• AIM
Give back the full listing, character for character, with no pictures.

★ ★ ★ ★

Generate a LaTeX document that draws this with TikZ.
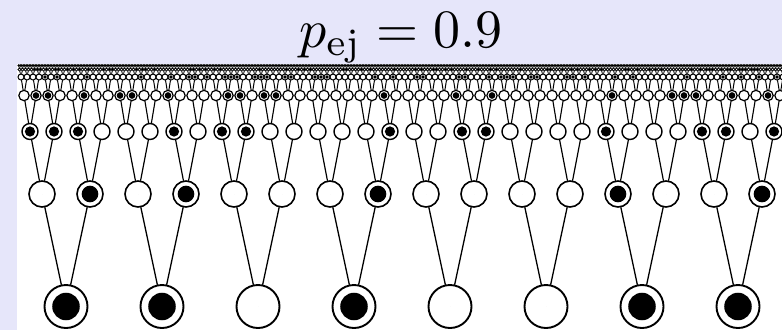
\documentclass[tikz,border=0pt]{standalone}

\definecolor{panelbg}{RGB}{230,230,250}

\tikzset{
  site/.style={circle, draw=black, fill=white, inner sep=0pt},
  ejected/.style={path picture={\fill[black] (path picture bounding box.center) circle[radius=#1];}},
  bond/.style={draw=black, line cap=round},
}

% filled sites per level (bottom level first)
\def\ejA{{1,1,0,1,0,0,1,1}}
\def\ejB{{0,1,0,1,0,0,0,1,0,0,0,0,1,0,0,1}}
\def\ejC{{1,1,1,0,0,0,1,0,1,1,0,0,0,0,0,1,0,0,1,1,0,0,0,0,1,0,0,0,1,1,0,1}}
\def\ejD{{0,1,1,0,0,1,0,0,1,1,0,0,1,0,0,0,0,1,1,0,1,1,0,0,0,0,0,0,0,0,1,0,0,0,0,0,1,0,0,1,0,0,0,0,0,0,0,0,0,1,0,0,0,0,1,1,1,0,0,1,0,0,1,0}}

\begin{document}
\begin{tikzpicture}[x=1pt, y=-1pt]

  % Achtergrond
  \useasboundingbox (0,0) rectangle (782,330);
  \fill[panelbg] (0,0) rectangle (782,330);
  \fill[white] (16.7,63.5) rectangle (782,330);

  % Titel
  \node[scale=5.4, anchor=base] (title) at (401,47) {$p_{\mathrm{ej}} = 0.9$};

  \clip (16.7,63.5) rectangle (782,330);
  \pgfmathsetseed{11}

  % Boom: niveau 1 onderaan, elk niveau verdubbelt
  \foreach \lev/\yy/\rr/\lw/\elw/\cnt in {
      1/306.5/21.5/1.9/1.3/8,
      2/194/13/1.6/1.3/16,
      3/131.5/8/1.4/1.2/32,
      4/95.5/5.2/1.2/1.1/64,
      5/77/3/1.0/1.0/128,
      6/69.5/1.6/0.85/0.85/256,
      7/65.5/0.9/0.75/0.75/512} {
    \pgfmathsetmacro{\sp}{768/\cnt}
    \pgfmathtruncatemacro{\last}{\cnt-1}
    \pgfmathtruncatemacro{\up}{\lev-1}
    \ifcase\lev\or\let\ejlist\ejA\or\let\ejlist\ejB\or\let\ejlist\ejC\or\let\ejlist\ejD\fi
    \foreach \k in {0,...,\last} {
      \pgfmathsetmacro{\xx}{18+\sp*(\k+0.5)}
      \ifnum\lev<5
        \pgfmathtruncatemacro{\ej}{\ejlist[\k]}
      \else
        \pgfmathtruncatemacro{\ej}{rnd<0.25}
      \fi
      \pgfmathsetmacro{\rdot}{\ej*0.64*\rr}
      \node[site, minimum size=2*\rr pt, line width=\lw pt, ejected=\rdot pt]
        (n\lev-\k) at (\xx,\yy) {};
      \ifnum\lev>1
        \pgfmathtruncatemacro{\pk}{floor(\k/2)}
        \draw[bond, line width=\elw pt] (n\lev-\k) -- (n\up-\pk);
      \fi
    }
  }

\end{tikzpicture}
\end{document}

★ ★ ★ ★

• EXERCISE ANSWER
Generate a LaTeX document that draws this with TikZ.
\documentclass[tikz,border=0pt]{standalone}

\definecolor{panelbg}{RGB}{230,230,250}

\tikzset{
  site/.style={circle, draw=black, fill=white, inner sep=0pt},
  ejected/.style={path picture={\fill[black] (path picture bounding box.center) circle[radius=#1];}},
  bond/.style={draw=black, line cap=round},
}

% filled sites per level (bottom level first)
\def\ejA{{1,1,0,1,0,0,1,1}}
\def\ejB{{0,1,0,1,0,0,0,1,0,0,0,0,1,0,0,1}}
\def\ejC{{1,1,1,0,0,0,1,0,1,1,0,0,0,0,0,1,0,0,1,1,0,0,0,0,1,0,0,0,1,1,0,1}}
\def\ejD{{0,1,1,0,0,1,0,0,1,1,0,0,1,0,0,0,0,1,1,0,1,1,0,0,0,0,0,0,0,0,1,0,0,0,0,0,1,0,0,1,0,0,0,0,0,0,0,0,0,1,0,0,0,0,1,1,1,0,0,1,0,0,1,0}}

\begin{document}
\begin{tikzpicture}[x=1pt, y=-1pt]

  % Achtergrond
  \useasboundingbox (0,0) rectangle (782,330);
  \fill[panelbg] (0,0) rectangle (782,330);
  \fill[white] (16.7,63.5) rectangle (782,330);

  % Titel
  \node[scale=5.4, anchor=base] (title) at (401,47) {$p_{\mathrm{ej}} = 0.9$};

  \clip (16.7,63.5) rectangle (782,330);
  \pgfmathsetseed{11}

  % Boom: niveau 1 onderaan, elk niveau verdubbelt
  \foreach \lev/\yy/\rr/\lw/\elw/\cnt in {
      1/306.5/21.5/1.9/1.3/8,
      2/194/13/1.6/1.3/16,
      3/131.5/8/1.4/1.2/32,
      4/95.5/5.2/1.2/1.1/64,
      5/77/3/1.0/1.0/128,
      6/69.5/1.6/0.85/0.85/256,
      7/65.5/0.9/0.75/0.75/512} {
    \pgfmathsetmacro{\sp}{768/\cnt}
    \pgfmathtruncatemacro{\last}{\cnt-1}
    \pgfmathtruncatemacro{\up}{\lev-1}
    \ifcase\lev\or\let\ejlist\ejA\or\let\ejlist\ejB\or\let\ejlist\ejC\or\let\ejlist\ejD\fi
    \foreach \k in {0,...,\last} {
      \pgfmathsetmacro{\xx}{18+\sp*(\k+0.5)}
      \ifnum\lev<5
        \pgfmathtruncatemacro{\ej}{\ejlist[\k]}
      \else
        \pgfmathtruncatemacro{\ej}{rnd<0.25}
      \fi
      \pgfmathsetmacro{\rdot}{\ej*0.64*\rr}
      \node[site, minimum size=2*\rr pt, line width=\lw pt, ejected=\rdot pt]
        (n\lev-\k) at (\xx,\yy) {};
      \ifnum\lev>1
        \pgfmathtruncatemacro{\pk}{floor(\k/2)}
        \draw[bond, line width=\elw pt] (n\lev-\k) -- (n\up-\pk);
      \fi
    }
  }

\end{tikzpicture}
\end{document}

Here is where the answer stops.